After announcing the Belfast boxer and twice Olympic bronze medallist Paddy Barnes would carry the flag in 100 days' time, Hickey insisted that McIlroy was never considered for the role.
"There was a totally incorrect story published," he said. "Crazy. I was asked if Rory would be considered (as flag-bearer) if he declared and my answer was that every athlete on the team would be considered to carry the flag.
"We would never ask Rory to do it because of the pressures. Paddy is different. He is from the nationalist end of Belfast and he doesn't care. He is delighted to do it. And even if he was from here, we wouldn’t put the pressure on him because he is a superstar golfer and we want him to arrive, concentrate, have no hassle and go and do his thing.”
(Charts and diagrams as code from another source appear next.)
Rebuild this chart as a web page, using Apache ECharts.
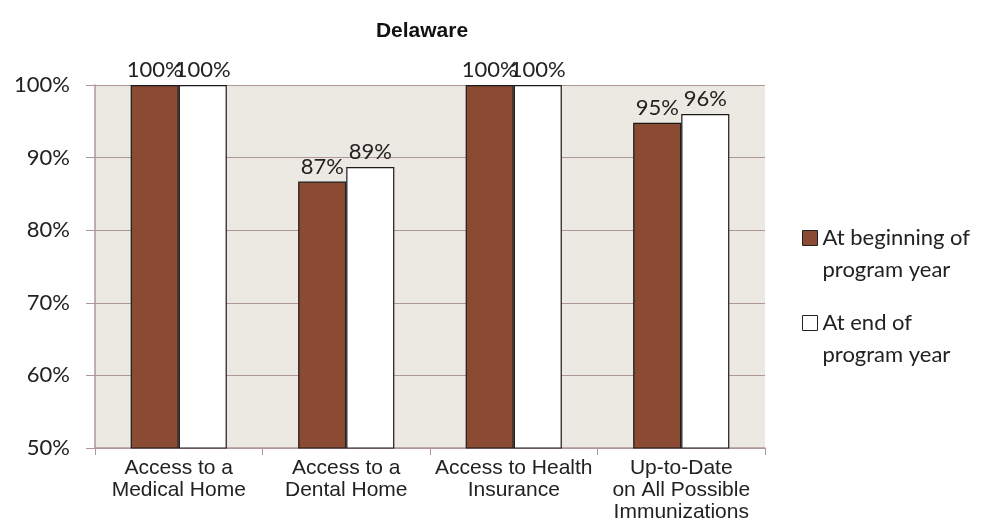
<!DOCTYPE html>
<html><head><meta charset="utf-8">
<script src="https://cdn.jsdelivr.net/npm/echarts@6/dist/echarts.min.js"></script>
<style>html,body{margin:0;padding:0;background:#fff}#c{width:992px;height:531px}</style>
</head><body><div id="c"></div>
<script>
const categories = ["Access to a\nMedical Home", "Access to a\nDental Home", "Access to Health\nInsurance", "Up-to-Date\non All Possible\nImmunizations"];
const beginning = [100, 86.7, 100, 94.8];
const endYear = [100, 88.7, 100, 96.0];
const seriesNames = ["At beginning of\nprogram year", "At end of\nprogram year"];
const yTicks = [50, 60, 70, 80, 90, 100];

const chart = echarts.init(document.getElementById('c'));
const FONT = 'Lato, "Open Sans", sans-serif';
const lbl = {show: true, position: 'top', distance: 4, color: '#222', fontSize: 22, fontFamily: FONT, formatter: p => Math.round(p.value) + '%'};
const legendText = {fontSize: 22, fontFamily: FONT, color: '#222', lineHeight: 32};
const legendFmt = name => ' \n' + name;
chart.setOption({
  animation: false,
  title: {text: 'Delaware', left: 417, top: 16, textAlign: 'center', textStyle: {fontFamily: '"Liberation Sans", Arial', fontWeight: 'bold', fontSize: 21, color: '#111'}},
  grid: {left: 95, right: 227, top: 85, bottom: 83, show: true, backgroundColor: '#ECE9E3', borderWidth: 0},
  legend: [
    {orient: 'vertical', left: 802, top: 190, padding: 0, itemWidth: 15, itemHeight: 15, itemGap: 0, textStyle: legendText, formatter: legendFmt,
     data: [{name: seriesNames[0], icon: 'rect', itemStyle: {color: '#8B4A32', borderColor: '#222', borderWidth: 1}}]},
    {orient: 'vertical', left: 802, top: 275, padding: 0, itemWidth: 15, itemHeight: 15, itemGap: 0, textStyle: legendText, formatter: legendFmt,
     data: [{name: seriesNames[1], icon: 'rect', itemStyle: {color: '#fff', borderColor: '#222', borderWidth: 1}}]}
  ],
  xAxis: {
    type: 'category', data: categories,
    axisLine: {lineStyle: {color: '#B09696', width: 1.5}},
    axisTick: {show: true, length: 7, lineStyle: {color: '#B09696'}},
    axisLabel: {color: '#222', fontSize: 21, fontFamily: '"Liberation Sans", Arial', lineHeight: 22, margin: 9, interval: 0}
  },
  yAxis: {
    type: 'value', min: yTicks[0], max: yTicks[yTicks.length-1], interval: 10,
    axisLine: {show: true, lineStyle: {color: '#B09696', width: 1.5}},
    axisTick: {show: true, length: 9, lineStyle: {color: '#B09696'}},
    splitLine: {show: true, lineStyle: {color: '#B09696', width: 1}},
    axisLabel: {color: '#222', fontSize: 22, fontFamily: FONT, margin: 25, formatter: v => v + '%'}
  },
  series: [
    {name: seriesNames[0], type: 'bar', data: beginning, barGap: '0%', barCategoryGap: '42.6%',
     itemStyle: {color: '#8B4A32', borderColor: '#1a1a1a', borderWidth: 1.2}, label: lbl},
    {name: seriesNames[1], type: 'bar', data: endYear,
     itemStyle: {color: '#fff', borderColor: '#1a1a1a', borderWidth: 1.2}, label: lbl}
  ]
});
</script></body></html>
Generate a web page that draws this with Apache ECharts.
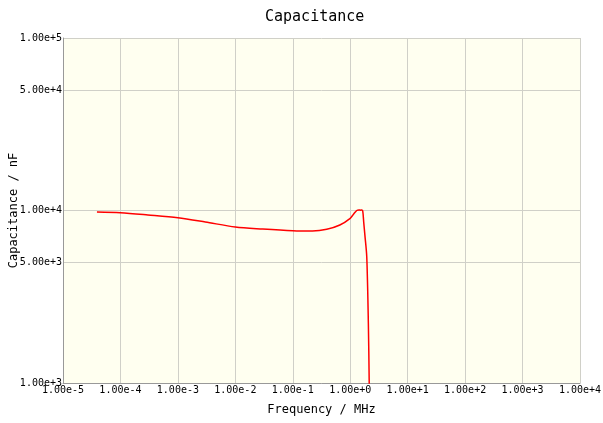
<!DOCTYPE html>
<html>
<head>
<meta charset="utf-8">
<script src="https://cdn.jsdelivr.net/npm/echarts@6/dist/echarts.min.js"></script>
<style>
  html, body { margin: 0; padding: 0; background: #fff; }
  #chart { width: 603px; height: 423px; }
</style>
</head>
<body>
<div id="chart"></div>
<script>
// 频率 (MHz) 和 电容 (nF)
const freqs = [3.9e-5, 1e-4, 3e-4, 1e-3, 3e-3, 1e-2, 3e-2, 1e-1, 0.22, 0.39, 0.66, 1.0, 1.15, 1.3, 1.42, 1.5, 1.58, 1.65, 1.72, 1.8, 1.94, 2.07, 2.15];
const caps = [9800, 9700, 9420, 9080, 8580, 8020, 7810, 7640, 7610, 7780, 8240, 9010, 9550, 10000, 10080, 10050, 10070, 9950, 8500, 7200, 5400, 2200, 900];
const yTicks = [1000, 5000, 10000, 50000, 100000];

const font = "DejaVu Sans Mono";
const chart = echarts.init(document.getElementById("chart"));

const option = {
  animation: false,
  title: {
    text: "Capacitance",
    left: 260,
    top: 5,
    textStyle: { fontFamily: font, fontSize: 15, fontWeight: "normal", color: "#000" },
  },
  grid: {
    left: 63,
    right: 23,
    top: 38,
    bottom: 40,
    containLabel: false,
    outerBoundsMode: "none",
    show: true,
    backgroundColor: "#fffff0",
    borderWidth: 0,
  },
  xAxis: {
    type: "log",
    logBase: 10,
    min: 1e-5,
    max: 1e4,
    splitNumber: 9,
    name: "Frequency / MHz",
    nameLocation: "middle",
    nameGap: 21,
    nameMoveOverlap: false,
    nameTextStyle: { fontFamily: font, fontSize: 12, color: "#000" },
    axisLine: { lineStyle: { color: "#999", width: 1 } },
    axisTick: { show: false },
    axisLabel: {
      fontFamily: font,
      fontSize: 10,
      color: "#000",
      margin: 2,
      showMinLabel: true,
      showMaxLabel: true,
      formatter: (v) => Number(v).toExponential(2),
    },
    splitLine: { show: true, lineStyle: { color: "#d0d0c8", width: 1 } },
  },
  yAxis: {
    type: "log",
    logBase: 10,
    min: 1000,
    max: 100000,
    name: "Capacitance / nF",
    nameLocation: "middle",
    nameGap: 43,
    nameMoveOverlap: false,
    nameTextStyle: { fontFamily: font, fontSize: 12, color: "#000" },
    axisLine: { show: true, lineStyle: { color: "#999", width: 1 } },
    axisTick: { show: false, customValues: yTicks },
    axisLabel: {
      fontFamily: font,
      fontSize: 10,
      color: "#000",
      margin: 1,
      customValues: yTicks,
      formatter: (v) => Number(v).toExponential(2),
    },
    splitLine: { show: true, lineStyle: { color: "#d0d0c8", width: 1 } },
  },
  series: [
    {
      type: "line",
      data: freqs.map((f, i) => [f, caps[i]]),
      showSymbol: false,
      smooth: 0.3,
      lineStyle: { color: "#ff0000", width: 1.5 },
      clip: true,
    },
  ],
};

chart.setOption(option);
</script>
</body>
</html>
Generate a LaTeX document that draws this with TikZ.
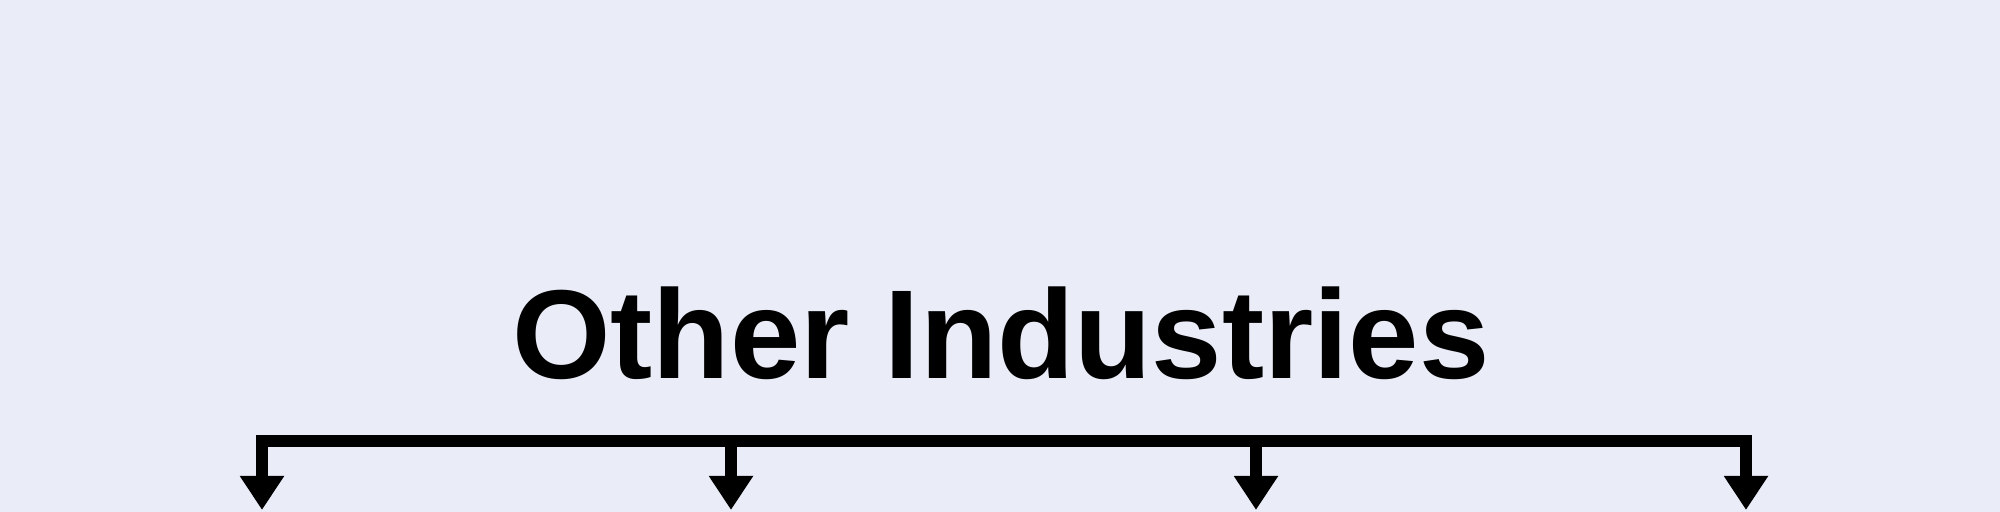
\documentclass[tikz,border=0pt]{standalone}
\usepackage{fontspec}
\setmainfont{Liberation Sans}
\usetikzlibrary{arrows.meta}
\definecolor{bgpale}{RGB}{234,237,248}

\begin{document}
\begin{tikzpicture}[
	bus/.style={line width=3.3pt, line cap=rect},
	branch/.style={line width=3.3pt, -{Triangle[width=0.42cm, length=0.34cm]}}
	]

			% Background and frame
			\fill[bgpale] (0,0) rectangle (20,5.12);
			\useasboundingbox (0,0) rectangle (20,5.12);

			% Title
			\node[anchor=base, inner sep=0pt, font=\fontsize{36}{40}\selectfont\bfseries] (title) at (10.01,1.33) {Other Industries};

			% Branch points on the bus and the free ends below
			\coordinate (b1) at (2.62,0.71);
			\coordinate (b2) at (7.31,0.71);
			\coordinate (b3) at (12.56,0.71);
			\coordinate (b4) at (17.46,0.71);
			\coordinate (e1) at (2.62,0.02);
			\coordinate (e2) at (7.31,0.02);
			\coordinate (e3) at (12.56,0.02);
			\coordinate (e4) at (17.46,0.02);

			% Bus line
			\draw[bus] (b1) -- (b4);

			% Arrows down
			\foreach \i in {1,...,4}
				\draw[branch] (b\i) -- (e\i);

		\end{tikzpicture}
\end{document}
Neither McIlroy, his management nor team captain Paul McGinley would ever have entertained any other scenario.
Mcilroy is the 5/1 joint favourite for Olympic gold alongside American Jordan Spieth with world No 1 Jason Day the next best bet.
Understandably, Hickey has high hopes of success.
He said: “We very much hope hat Rory wins a medal and we hope it will be gold. He didn’t do as well as he expected in the Masters and I’d say he will be much more relaxed and calm in Rio."
As for the suitability of golf as an Olympic sport and the decisions by Adam Scott, Vijay Singh and South Africans Louis Oosthuizen and Charl Schwartzel to make themselves unavailable, Hickey believes the sport's Olympic future is still bright.
"I knew Adam Scott and Vijay Singh weren't playing from day one," he said. "When golf was bidding to get into the Olympics, it was a different age group that was at the forefront. You had Tiger Woods and Padraig Harrington leading the way.
"I remember the golf presentation and Padraig was part of the team at the presentation. But there is a whole new age group of golfers now and they make up their own mind.
"I believe it will still be a great competition. They said the same about tennis and that has worked very well. And golf will work. It needs to get momentum and get legs and it will go very well. It will take off, I believe."